**What you have to do**
Each line from the line with "Write the matplotlib code for this chart." to the line with "weights = counts / counts.sum()", inclusive, is to be repeated exactly; no other line and no picture belongs in the copy.

**Data records**
[START]

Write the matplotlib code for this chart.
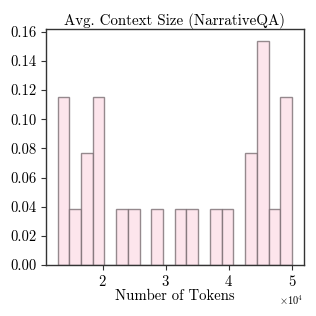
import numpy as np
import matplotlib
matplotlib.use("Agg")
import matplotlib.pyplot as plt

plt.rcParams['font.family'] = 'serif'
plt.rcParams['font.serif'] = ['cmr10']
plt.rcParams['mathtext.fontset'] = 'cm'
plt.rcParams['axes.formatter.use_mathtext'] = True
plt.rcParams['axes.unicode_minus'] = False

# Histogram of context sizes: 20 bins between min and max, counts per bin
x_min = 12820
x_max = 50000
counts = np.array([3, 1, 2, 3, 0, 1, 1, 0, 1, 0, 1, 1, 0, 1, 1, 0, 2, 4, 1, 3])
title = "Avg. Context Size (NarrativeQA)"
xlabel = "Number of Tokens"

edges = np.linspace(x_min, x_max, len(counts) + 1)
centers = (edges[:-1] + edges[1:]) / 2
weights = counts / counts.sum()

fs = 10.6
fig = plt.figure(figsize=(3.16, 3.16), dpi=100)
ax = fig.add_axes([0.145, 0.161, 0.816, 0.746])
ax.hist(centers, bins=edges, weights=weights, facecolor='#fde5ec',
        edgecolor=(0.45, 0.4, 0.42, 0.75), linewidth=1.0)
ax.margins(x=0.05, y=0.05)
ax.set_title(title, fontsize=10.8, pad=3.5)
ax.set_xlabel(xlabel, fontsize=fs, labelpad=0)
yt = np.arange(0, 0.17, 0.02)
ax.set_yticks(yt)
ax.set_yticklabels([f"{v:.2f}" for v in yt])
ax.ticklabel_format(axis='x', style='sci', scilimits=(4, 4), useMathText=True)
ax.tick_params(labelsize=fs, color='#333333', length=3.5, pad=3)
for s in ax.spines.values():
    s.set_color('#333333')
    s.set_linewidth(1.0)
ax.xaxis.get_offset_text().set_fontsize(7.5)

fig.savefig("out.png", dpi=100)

[END]
[START]

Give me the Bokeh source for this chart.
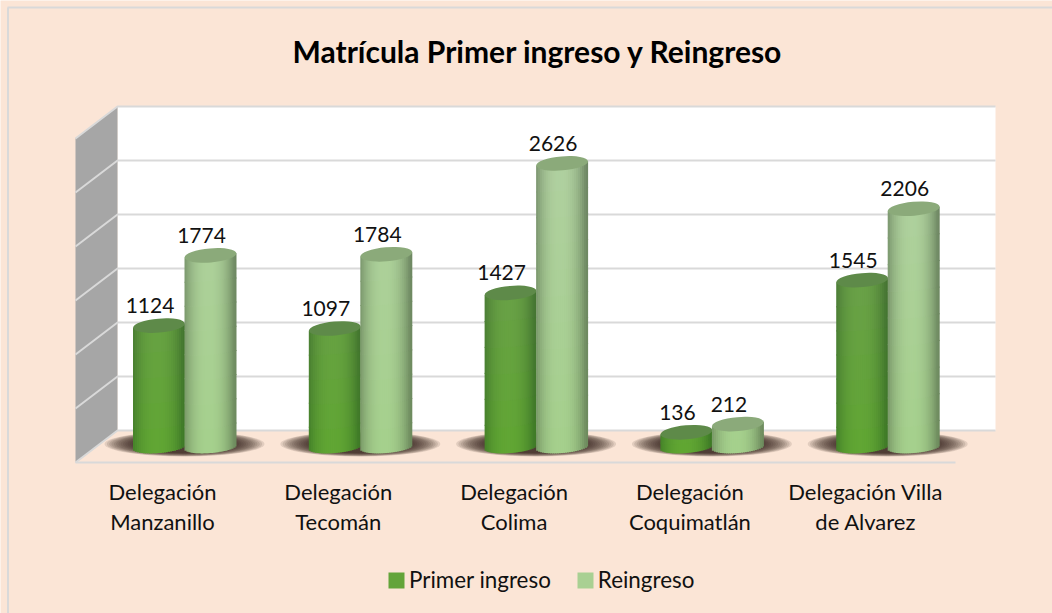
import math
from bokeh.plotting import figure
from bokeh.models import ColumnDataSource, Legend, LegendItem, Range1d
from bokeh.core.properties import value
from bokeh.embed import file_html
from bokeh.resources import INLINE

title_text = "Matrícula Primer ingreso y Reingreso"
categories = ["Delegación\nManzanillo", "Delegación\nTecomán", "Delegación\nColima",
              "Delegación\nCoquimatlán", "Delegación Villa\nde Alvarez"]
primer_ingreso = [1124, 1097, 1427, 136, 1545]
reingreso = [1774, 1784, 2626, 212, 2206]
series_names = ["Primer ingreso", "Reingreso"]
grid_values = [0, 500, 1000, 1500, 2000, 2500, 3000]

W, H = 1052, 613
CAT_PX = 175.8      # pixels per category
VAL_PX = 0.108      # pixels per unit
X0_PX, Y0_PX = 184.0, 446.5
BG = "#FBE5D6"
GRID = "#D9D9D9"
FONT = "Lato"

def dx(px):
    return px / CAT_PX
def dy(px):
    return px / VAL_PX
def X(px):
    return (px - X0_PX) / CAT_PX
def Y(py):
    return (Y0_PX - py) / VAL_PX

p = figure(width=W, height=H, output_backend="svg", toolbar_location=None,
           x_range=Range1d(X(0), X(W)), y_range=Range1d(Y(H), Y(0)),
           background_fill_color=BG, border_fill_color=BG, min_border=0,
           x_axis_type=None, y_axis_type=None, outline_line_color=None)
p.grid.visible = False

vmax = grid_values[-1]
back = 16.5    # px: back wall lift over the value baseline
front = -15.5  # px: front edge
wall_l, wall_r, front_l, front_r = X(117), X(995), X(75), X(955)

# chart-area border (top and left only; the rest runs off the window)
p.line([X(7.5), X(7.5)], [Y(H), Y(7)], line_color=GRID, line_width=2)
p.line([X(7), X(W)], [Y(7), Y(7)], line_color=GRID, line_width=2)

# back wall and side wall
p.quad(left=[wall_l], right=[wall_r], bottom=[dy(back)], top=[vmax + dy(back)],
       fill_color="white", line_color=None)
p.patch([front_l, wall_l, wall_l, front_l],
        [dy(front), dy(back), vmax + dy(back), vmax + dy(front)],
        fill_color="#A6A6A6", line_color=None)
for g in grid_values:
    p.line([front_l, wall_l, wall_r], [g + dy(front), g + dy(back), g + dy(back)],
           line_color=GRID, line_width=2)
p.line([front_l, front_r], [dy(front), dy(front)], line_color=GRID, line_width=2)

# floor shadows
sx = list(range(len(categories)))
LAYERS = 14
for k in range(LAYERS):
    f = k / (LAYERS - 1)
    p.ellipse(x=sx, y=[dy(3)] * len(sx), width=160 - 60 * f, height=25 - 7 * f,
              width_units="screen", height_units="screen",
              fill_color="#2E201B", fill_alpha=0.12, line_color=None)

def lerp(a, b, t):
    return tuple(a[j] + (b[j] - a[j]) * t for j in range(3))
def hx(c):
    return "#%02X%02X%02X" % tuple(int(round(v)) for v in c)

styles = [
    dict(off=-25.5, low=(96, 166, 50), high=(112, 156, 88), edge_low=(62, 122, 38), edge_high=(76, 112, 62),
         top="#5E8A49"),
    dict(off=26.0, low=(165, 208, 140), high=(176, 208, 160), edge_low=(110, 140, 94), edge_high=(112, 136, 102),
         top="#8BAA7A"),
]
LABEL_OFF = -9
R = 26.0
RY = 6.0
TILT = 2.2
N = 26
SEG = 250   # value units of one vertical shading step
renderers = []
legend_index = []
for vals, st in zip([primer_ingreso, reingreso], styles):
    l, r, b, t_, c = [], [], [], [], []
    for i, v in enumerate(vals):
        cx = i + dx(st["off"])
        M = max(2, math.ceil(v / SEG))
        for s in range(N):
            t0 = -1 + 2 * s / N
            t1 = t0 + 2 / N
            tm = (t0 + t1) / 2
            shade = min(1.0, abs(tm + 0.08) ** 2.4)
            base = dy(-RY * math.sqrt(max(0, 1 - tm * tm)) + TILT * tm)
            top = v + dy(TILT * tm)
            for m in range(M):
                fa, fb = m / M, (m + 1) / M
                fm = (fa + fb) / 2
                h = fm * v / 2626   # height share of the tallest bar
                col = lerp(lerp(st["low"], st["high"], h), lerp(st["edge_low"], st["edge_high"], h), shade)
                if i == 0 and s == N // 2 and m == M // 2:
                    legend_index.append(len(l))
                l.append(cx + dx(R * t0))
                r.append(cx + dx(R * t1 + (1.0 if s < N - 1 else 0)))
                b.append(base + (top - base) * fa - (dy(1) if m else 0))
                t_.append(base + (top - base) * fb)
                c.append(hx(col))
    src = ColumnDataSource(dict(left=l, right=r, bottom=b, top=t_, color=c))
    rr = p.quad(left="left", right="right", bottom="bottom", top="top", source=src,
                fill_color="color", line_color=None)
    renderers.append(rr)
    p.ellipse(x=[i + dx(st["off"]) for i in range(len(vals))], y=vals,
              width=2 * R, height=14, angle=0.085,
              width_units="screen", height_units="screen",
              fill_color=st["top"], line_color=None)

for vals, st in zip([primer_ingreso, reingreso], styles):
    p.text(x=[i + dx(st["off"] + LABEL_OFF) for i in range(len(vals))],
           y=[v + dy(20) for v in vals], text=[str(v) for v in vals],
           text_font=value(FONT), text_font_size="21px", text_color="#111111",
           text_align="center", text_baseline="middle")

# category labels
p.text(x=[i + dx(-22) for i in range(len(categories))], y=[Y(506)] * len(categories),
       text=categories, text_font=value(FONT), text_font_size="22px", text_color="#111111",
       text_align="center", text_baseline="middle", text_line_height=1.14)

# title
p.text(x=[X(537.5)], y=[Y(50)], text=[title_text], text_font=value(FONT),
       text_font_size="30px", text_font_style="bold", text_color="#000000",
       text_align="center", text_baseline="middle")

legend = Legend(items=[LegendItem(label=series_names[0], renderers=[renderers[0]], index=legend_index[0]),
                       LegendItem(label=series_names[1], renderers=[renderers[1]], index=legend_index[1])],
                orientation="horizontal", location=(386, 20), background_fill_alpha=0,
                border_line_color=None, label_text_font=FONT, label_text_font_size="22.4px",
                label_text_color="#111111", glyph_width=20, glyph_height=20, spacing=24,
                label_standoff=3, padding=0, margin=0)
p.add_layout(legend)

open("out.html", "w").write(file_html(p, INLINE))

[END]
[START]

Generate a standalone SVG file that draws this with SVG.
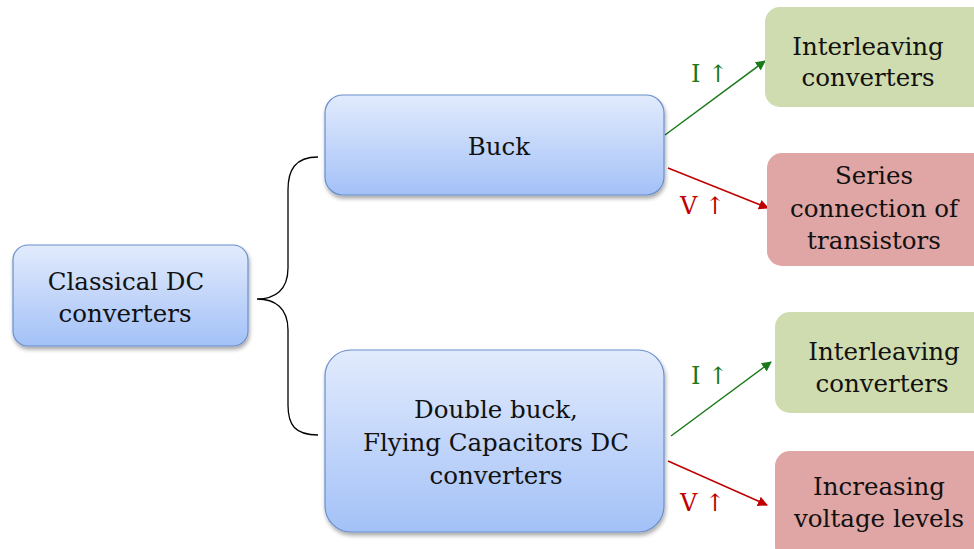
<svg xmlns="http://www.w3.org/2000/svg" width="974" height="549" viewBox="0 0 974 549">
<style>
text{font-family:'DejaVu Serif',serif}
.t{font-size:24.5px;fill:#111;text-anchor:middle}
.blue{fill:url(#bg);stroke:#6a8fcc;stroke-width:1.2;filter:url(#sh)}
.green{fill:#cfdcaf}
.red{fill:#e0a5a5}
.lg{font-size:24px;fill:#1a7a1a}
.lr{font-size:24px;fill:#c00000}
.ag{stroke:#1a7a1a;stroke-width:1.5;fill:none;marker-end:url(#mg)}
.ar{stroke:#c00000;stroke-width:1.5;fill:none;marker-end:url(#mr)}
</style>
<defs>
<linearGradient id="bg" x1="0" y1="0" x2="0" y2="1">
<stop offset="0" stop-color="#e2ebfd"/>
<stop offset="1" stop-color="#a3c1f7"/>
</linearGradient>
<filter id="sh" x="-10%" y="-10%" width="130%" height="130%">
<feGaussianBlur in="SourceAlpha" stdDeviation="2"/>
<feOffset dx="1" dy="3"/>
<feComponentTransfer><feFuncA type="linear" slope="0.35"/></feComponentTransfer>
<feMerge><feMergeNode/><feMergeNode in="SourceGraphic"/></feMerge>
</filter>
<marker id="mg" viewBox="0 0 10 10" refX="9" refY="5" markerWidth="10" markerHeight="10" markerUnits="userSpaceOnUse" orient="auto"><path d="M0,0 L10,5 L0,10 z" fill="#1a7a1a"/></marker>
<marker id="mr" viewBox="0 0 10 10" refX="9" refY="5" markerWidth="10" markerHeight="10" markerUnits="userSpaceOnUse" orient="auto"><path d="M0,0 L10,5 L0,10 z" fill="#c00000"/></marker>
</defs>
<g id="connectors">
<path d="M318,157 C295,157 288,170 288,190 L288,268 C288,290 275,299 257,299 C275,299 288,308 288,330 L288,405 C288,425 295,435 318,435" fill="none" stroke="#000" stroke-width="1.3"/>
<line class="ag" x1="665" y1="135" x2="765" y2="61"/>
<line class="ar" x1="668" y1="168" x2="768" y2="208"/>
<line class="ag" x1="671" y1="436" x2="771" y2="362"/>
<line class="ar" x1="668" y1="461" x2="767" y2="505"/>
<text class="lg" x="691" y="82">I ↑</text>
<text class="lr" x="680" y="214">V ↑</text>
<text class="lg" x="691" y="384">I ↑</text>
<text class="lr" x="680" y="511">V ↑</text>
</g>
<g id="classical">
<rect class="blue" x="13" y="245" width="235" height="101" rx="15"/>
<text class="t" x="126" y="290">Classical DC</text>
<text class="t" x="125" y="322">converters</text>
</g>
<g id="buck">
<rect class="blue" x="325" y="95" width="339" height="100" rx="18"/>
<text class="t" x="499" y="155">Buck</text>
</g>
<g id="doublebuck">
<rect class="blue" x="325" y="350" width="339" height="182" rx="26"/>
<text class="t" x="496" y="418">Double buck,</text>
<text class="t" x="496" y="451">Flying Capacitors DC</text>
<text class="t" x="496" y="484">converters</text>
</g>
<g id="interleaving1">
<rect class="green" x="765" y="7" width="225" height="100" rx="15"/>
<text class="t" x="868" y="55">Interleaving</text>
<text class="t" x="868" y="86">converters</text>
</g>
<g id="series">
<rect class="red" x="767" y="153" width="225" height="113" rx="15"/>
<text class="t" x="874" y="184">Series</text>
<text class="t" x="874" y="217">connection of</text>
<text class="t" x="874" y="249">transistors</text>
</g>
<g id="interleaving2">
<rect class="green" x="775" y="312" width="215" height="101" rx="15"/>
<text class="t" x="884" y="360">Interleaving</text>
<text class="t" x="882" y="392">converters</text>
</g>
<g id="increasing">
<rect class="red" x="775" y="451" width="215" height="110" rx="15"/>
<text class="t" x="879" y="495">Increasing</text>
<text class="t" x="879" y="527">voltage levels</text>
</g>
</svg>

[END]

**Exercise answer**
Write the matplotlib code for this chart.
import numpy as np
import matplotlib
matplotlib.use("Agg")
import matplotlib.pyplot as plt

plt.rcParams['font.family'] = 'serif'
plt.rcParams['font.serif'] = ['cmr10']
plt.rcParams['mathtext.fontset'] = 'cm'
plt.rcParams['axes.formatter.use_mathtext'] = True
plt.rcParams['axes.unicode_minus'] = False

# Histogram of context sizes: 20 bins between min and max, counts per bin
x_min = 12820
x_max = 50000
counts = np.array([3, 1, 2, 3, 0, 1, 1, 0, 1, 0, 1, 1, 0, 1, 1, 0, 2, 4, 1, 3])
title = "Avg. Context Size (NarrativeQA)"
xlabel = "Number of Tokens"

edges = np.linspace(x_min, x_max, len(counts) + 1)
centers = (edges[:-1] + edges[1:]) / 2
weights = counts / counts.sum()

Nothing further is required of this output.